TASK INSTRUCTIONS => Search the material below for the word "React". Copy every line that has it.

RAW DATA =>
○ ○ ○ ○ ○

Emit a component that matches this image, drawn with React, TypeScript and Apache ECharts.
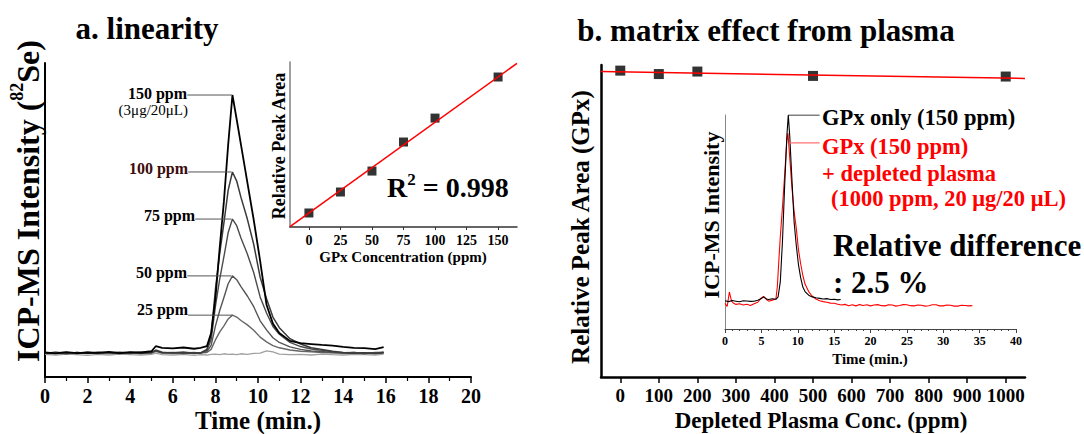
import React, { useEffect, useRef } from "react";
import * as echarts from "echarts";

const FONT = '"Liberation Serif", "Times New Roman", serif';

// Panel a: chromatograms (time in min, relative intensity)
const timeA = [0, 0.5, 1, 1.5, 2, 2.5, 3, 3.5, 4, 4.5, 5, 5.2, 5.5, 6, 6.5, 7, 7.3, 7.6, 7.8, 8.0, 8.2, 8.4, 8.6, 8.8, 9.0, 9.2, 9.5, 9.8, 10.1, 10.4, 10.7, 11.0, 11.5, 12, 12.5, 13, 13.5, 14, 14.5, 15, 15.5, 15.9];
const ppm150 = [7.8, 7.5, 7.9, 7.6, 7.8, 7.7, 8.0, 7.6, 7.9, 7.8, 8.2, 9.8, 9.3, 9.1, 9.4, 9.0, 9.3, 9.8, 14, 25, 41, 56, 74, 89.8, 82, 74, 62, 50, 37, 23, 17, 14, 11.5, 10.8, 10.5, 10.2, 10.0, 9.6, 9.3, 9.2, 8.9, 9.5];
const ppm100 = [7.6, 7.9, 7.5, 7.8, 7.6, 7.9, 7.7, 7.5, 7.8, 7.6, 7.9, 8.4, 7.8, 7.7, 7.9, 7.6, 7.7, 8.8, 13.4, 27.8, 39.3, 49.1, 59.5, 65.3, 62.4, 57.2, 50.3, 42.2, 31.8, 24.9, 19.1, 15.7, 12.2, 10.5, 9.3, 8.8, 8.2, 7.8, 7.6, 7.7, 7.5, 7.9];
const ppm75 = [7.5, 7.7, 7.8, 7.5, 7.9, 7.6, 7.7, 7.8, 7.5, 7.7, 7.8, 8.6, 7.9, 7.6, 7.8, 7.7, 7.6, 8.5, 11.9, 22.5, 31.1, 38.3, 46.0, 50.3, 48.2, 44.3, 39.2, 33.2, 25.5, 20.4, 16.1, 13.6, 11.0, 9.7, 8.9, 8.5, 8.0, 7.7, 7.8, 7.6, 7.7, 7.6];
const ppm50 = [7.7, 7.6, 7.4, 7.8, 7.6, 7.5, 7.8, 7.7, 7.6, 7.9, 7.6, 8.3, 7.7, 7.8, 7.5, 7.8, 7.6, 8.1, 10.1, 16.2, 21.1, 25.3, 29.7, 32.2, 31.0, 28.8, 25.8, 22.4, 17.9, 15.0, 12.5, 11.0, 9.6, 8.8, 8.3, 8.1, 7.8, 7.6, 7.7, 7.5, 7.8, 7.7];
const ppm25 = [7.6, 7.8, 7.6, 7.7, 7.5, 7.8, 7.6, 7.9, 7.7, 7.5, 7.7, 8.2, 7.6, 7.7, 7.8, 7.5, 7.7, 7.8, 8.8, 11.8, 14.3, 16.3, 18.5, 19.7, 19.1, 18.0, 16.6, 14.9, 12.7, 11.2, 10.0, 9.3, 8.6, 8.2, 8.0, 7.8, 7.7, 7.6, 7.8, 7.5, 7.7, 7.9];
const ppm0 = [7.2, 7.0, 7.3, 7.1, 6.9, 7.2, 7.0, 7.3, 7.1, 7.0, 7.2, 7.6, 7.1, 7.0, 7.2, 6.9, 7.1, 7.0, 7.2, 7.3, 7.1, 7.4, 7.2, 7.3, 7.1, 7.4, 7.2, 7.5, 7.6, 8.3, 8.0, 7.3, 7.1, 7.2, 7.0, 7.3, 7.1, 7.0, 7.2, 7.1, 7.0, 7.3];

// Panel a inset: linearity
const concX = [0, 25, 50, 75, 100, 150];
const areaY = [8.5, 21.2, 33.9, 51.5, 66, 90.9];
const fitAX = [-15, 165];
const fitAY = [0.2, 99.2];
const concTicks = [0, 25, 50, 75, 100, 125, 150];

// Panel b: matrix effect
const plasmaX = [0, 100, 200, 500, 1000];
const plasmaY = [98.2, 97.1, 97.9, 96.5, 96.3];
const fitBX = [-50, 1050];
const fitBY = [97.9, 95.7];
const plasmaTicks = [0, 100, 200, 300, 400, 500, 600, 700, 800, 900, 1000];

// Panel b inset chromatograms
const timeOnly = [0, 0.5, 1, 1.5, 2, 2.5, 3, 3.5, 4, 4.5, 5, 5.3, 5.7, 6, 6.5, 7, 7.3, 7.6, 7.9, 8.2, 8.5, 8.7, 8.9, 9.2, 9.5, 9.8, 10.1, 10.4, 10.7, 11, 11.5, 12, 12.5, 13, 13.5, 14, 14.5, 15, 15.5, 15.9];
const gpxOnly = [13.2, 12.8, 13.3, 13.0, 12.7, 13.2, 13.1, 12.9, 13.0, 13.4, 14.2, 15.0, 14.0, 13.8, 14.1, 13.9, 15, 22, 41, 67, 90, 100, 90, 70, 50, 39, 30, 24, 19.6, 17.5, 15.8, 15.0, 14.6, 14.3, 14.0, 14.2, 13.8, 13.9, 13.6, 13.8];
const timePlasma = [0, 0.3, 0.6, 0.9, 1.2, 1.5, 2, 2.5, 3, 3.5, 4, 4.5, 5, 5.3, 5.7, 6, 6.5, 7, 7.2, 7.4, 7.6, 7.9, 8.2, 8.5, 8.65, 8.9, 9.2, 9.5, 9.8, 10.1, 10.4, 10.7, 11, 11.5, 12, 12.5, 13, 13.5, 14, 14.5, 15, 15.5, 16, 16.5, 17, 17.5, 18, 18.5, 19, 19.5, 20, 20.5, 21, 21.5, 22, 22.5, 23, 23.5, 24, 24.5, 25, 25.5, 26, 26.5, 27, 27.5, 28, 28.5, 29, 29.5, 30, 30.5, 31, 31.5, 32, 32.5, 33, 33.5, 34];
const gpxPlasma = [12.0, 10.5, 17.3, 13.0, 12.0, 11.5, 11.8, 11.2, 11.6, 11.0, 11.8, 12.5, 14.5, 15.2, 13.8, 13.0, 13.5, 14, 20, 32, 43, 57, 72, 88, 91.6, 80, 66, 55, 47, 37, 30.5, 25, 21, 17.5, 15.3, 14.0, 13.2, 12.8, 12.5, 12.1, 12.0, 11.6, 11.2, 11.5, 10.9, 11.3, 10.8, 11.4, 11.0, 11.3, 10.8, 11.2, 11.4, 10.9, 10.8, 11.3, 11.2, 10.7, 11.0, 11.4, 11.3, 10.9, 10.8, 11.2, 11.1, 10.7, 10.9, 11.3, 11.3, 10.8, 10.8, 11.2, 11.1, 10.7, 10.7, 11.1, 11.0, 10.8, 10.9];

// leader lines (data coords): [xStart, xEnd, y]
const leadersA = [
  [6.68, 8.78, 89.8],
  [6.72, 8.75, 65.3],
  [7.05, 8.75, 50.3],
  [6.68, 8.75, 32.2],
  [6.72, 8.8, 19.7],
];
const leadersB = [
  [8.7, 13.0, 100, "#000000"],
  [8.9, 13.0, 87, "#ff7070"],
];

const zip = (xs: number[], ys: number[]) => xs.map((x, i) => [x, ys[i]]);

const txt = (x: number, y: number, text: string, size: number, opts: any = {}) => ({
  type: "text",
  x,
  y,
  rotation: opts.rotation || 0,
  style: {
    text,
    fill: opts.fill || "#000",
    fontSize: size,
    fontWeight: opts.weight || "bold",
    fontFamily: FONT,
    align: opts.align || "left",
    verticalAlign: "middle",
    textAlign: opts.align || "left",
    textVerticalAlign: "middle",
    rich: opts.rich,
  },
});

export default function App() {
  const ref = useRef<HTMLDivElement>(null);
  useEffect(() => {
    if (!ref.current) return;
    const chart = echarts.init(ref.current, null, { renderer: "svg" });
    const lbl = (size: number, margin: number) => ({
      fontFamily: FONT,
      fontWeight: "bold",
      fontSize: size,
      color: "#000",
      margin,
      showMinLabel: true,
      showMaxLabel: true,
      formatter: (v: number) => String(v),
    });
    const trace = (data: number[], color: string, width: number) => ({
      type: "line",
      xAxisIndex: 0,
      yAxisIndex: 0,
      showSymbol: false,
      symbol: "none",
      lineStyle: { color, width },
      data: zip(timeA, data),
      silent: true,
    });
    const series: any[] = [
      trace(ppm0, "#a0a0a0", 1.3),
      trace(ppm25, "#666666", 1.4),
      trace(ppm50, "#555555", 1.4),
      trace(ppm75, "#4a4a4a", 1.4),
      trace(ppm100, "#3a3a3a", 1.5),
      trace(ppm150, "#000000", 1.8),
      ...leadersA.map((l) => ({
        type: "line",
        xAxisIndex: 0,
        yAxisIndex: 0,
        symbol: "none",
        lineStyle: { color: "#555", width: 1 },
        data: [[l[0], l[2]], [l[1], l[2]]],
      })),
      {
        type: "line",
        xAxisIndex: 1,
        yAxisIndex: 1,
        symbol: "none",
        lineStyle: { color: "#ff0000", width: 1.5 },
        data: zip(fitAX, fitAY),
      },
      {
        type: "scatter",
        xAxisIndex: 1,
        yAxisIndex: 1,
        symbol: "rect",
        symbolSize: 9,
        itemStyle: { color: "#000" },
        data: zip(concX, areaY),
      },
      {
        type: "line",
        xAxisIndex: 2,
        yAxisIndex: 2,
        symbol: "none",
        lineStyle: { color: "#ff0000", width: 1.5 },
        data: zip(fitBX, fitBY),
      },
      {
        type: "scatter",
        xAxisIndex: 2,
        yAxisIndex: 2,
        symbol: "rect",
        symbolSize: 10,
        itemStyle: { color: "#000" },
        data: zip(plasmaX, plasmaY),
      },
      {
        type: "line",
        xAxisIndex: 3,
        yAxisIndex: 3,
        showSymbol: false,
        symbol: "none",
        lineStyle: { color: "#ff0000", width: 1.1 },
        data: zip(timePlasma, gpxPlasma),
      },
      {
        type: "line",
        xAxisIndex: 3,
        yAxisIndex: 3,
        showSymbol: false,
        symbol: "none",
        lineStyle: { color: "#000", width: 1.1 },
        data: zip(timeOnly, gpxOnly),
      },
      ...leadersB.map((l) => ({
        type: "line",
        xAxisIndex: 3,
        yAxisIndex: 3,
        symbol: "none",
        lineStyle: { color: l[3] as string, width: 1.2 },
        data: [[l[0], l[2]], [l[1], l[2]]],
      })),
    ];

    const noY = (gi: number, color: string, width: number) => ({
      gridIndex: gi,
      type: "value",
      min: 0,
      max: 100,
      axisLine: { show: true, onZero: false, lineStyle: { color, width } },
      axisTick: { show: false },
      axisLabel: { show: false },
      splitLine: { show: false },
    });

    const option: any = {
      animation: false,
      backgroundColor: "#fff",
      grid: [
        { left: 45, top: 63, width: 426, height: 314 },
        { left: 290, top: 62, width: 227, height: 165 },
        { left: 601, top: 65, width: 424, height: 312 },
        { left: 725, top: 115, width: 291, height: 214 },
      ],
      xAxis: [
        {
          gridIndex: 0,
          type: "value",
          min: 0,
          max: 20,
          interval: 2,
          axisLine: { onZero: false, lineStyle: { color: "#000", width: 2 } },
          axisTick: { length: 6, lineStyle: { color: "#000", width: 1.5 } },
          minorTick: { show: true, splitNumber: 2, length: 4, lineStyle: { color: "#000", width: 1.2 } },
          axisLabel: lbl(20, 9),
          splitLine: { show: false },
        },
        {
          gridIndex: 1,
          type: "value",
          min: -15,
          max: 165,
          axisLine: { onZero: false, lineStyle: { color: "#333", width: 1.5 } },
          axisTick: { length: 3, customValues: concTicks, lineStyle: { color: "#333" } },
          axisLabel: { ...lbl(14, 6), customValues: concTicks },
          splitLine: { show: false },
        },
        {
          gridIndex: 2,
          type: "value",
          min: -50,
          max: 1050,
          axisLine: { onZero: false, lineStyle: { color: "#000", width: 2.5 } },
          axisTick: { length: 6, customValues: plasmaTicks, lineStyle: { color: "#000", width: 1.5 } },
          axisLabel: { ...lbl(19, 9), customValues: plasmaTicks },
          splitLine: { show: false },
        },
        {
          gridIndex: 3,
          type: "value",
          min: 0,
          max: 40,
          interval: 5,
          axisLine: { onZero: false, lineStyle: { color: "#444", width: 1 } },
          axisTick: { length: 4, lineStyle: { color: "#444" } },
          minorTick: { show: true, splitNumber: 5, length: 2, lineStyle: { color: "#444" } },
          axisLabel: lbl(12, 6),
          splitLine: { show: false },
        },
      ],
      yAxis: [noY(0, "#000", 2), noY(1, "#808080", 1.5), noY(2, "#000", 2.5), noY(3, "#888", 1)],
      series,
      graphic: [
        txt(147, 28, "a. linearity", 31, { align: "center" }),
        txt(766, 30, "b. matrix effect from plasma", 31, { align: "center" }),
        txt(28, 201, "{m|ICP-MS Intensity (}{s|82}{m|Se)}", 32, {
          align: "center",
          rotation: Math.PI / 2,
          rich: {
            m: { fontSize: 32, fontWeight: "bold", fontFamily: FONT, fill: "#000", lineHeight: 40 },
            s: { fontSize: 18, fontWeight: "bold", fontFamily: FONT, fill: "#000", verticalAlign: "top" },
          },
        }),
        txt(258, 420, "Time (min.)", 25, { align: "center" }),
        txt(187, 93, "150 ppm", 16, { align: "right" }),
        txt(188, 110, "(3μg/20μL)", 15, { align: "right", weight: "normal" }),
        txt(188, 168, "100 ppm", 16, { align: "right", fill: "#3d0c0c" }),
        txt(195, 215, "75 ppm", 16, { align: "right" }),
        txt(187, 272, "50 ppm", 16, { align: "right" }),
        txt(188, 309, "25 ppm", 16, { align: "right" }),
        txt(279, 146, "Relative Peak Area", 18, { align: "center", rotation: Math.PI / 2 }),
        txt(403, 257, "GPx Concentration (ppm)", 15, { align: "center" }),
        txt(387, 187, "{m|R}{s|2}{m| = 0.998}", 28, {
          rich: {
            m: { fontSize: 28, fontWeight: "bold", fontFamily: FONT, fill: "#000", lineHeight: 32 },
            s: { fontSize: 17, fontWeight: "bold", fontFamily: FONT, fill: "#000", verticalAlign: "top" },
          },
        }),
        txt(580, 227, "Relative Peak Area (GPx)", 25, { align: "center", rotation: Math.PI / 2 }),
        txt(821, 420, "Depleted Plasma Conc. (ppm)", 23, { align: "center" }),
        txt(711, 215, "ICP-MS Intensity", 22, { align: "center", rotation: Math.PI / 2 }),
        txt(870, 359, "Time (min.)", 15, { align: "center" }),
        txt(822, 117, "GPx only (150 ppm)", 22.5),
        txt(822, 146, "GPx (150 ppm)", 22.5, { fill: "#ff0000" }),
        txt(822, 173, "+ depleted plasma", 22.5, { fill: "#ff0000" }),
        txt(831, 198, "(1000 ppm, 20 μg/20 μL)", 22.5, { fill: "#ff0000" }),
        txt(833, 245, "Relative difference", 31),
        txt(833, 282, ": 2.5 %", 31),
      ],
    };
    chart.setOption(option);
    return () => chart.dispose();
  }, []);
  return (
    <div
      ref={ref}
      style={{ position: "absolute", left: 0, top: 0, width: 1084, height: 434, background: "#fff" }}
    />
  );
}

○ ○ ○ ○ ○

ANSWER TO THIS TASK =>
Emit a component that matches this image, drawn with React, TypeScript and Apache ECharts.
import React, { useEffect, useRef } from "react";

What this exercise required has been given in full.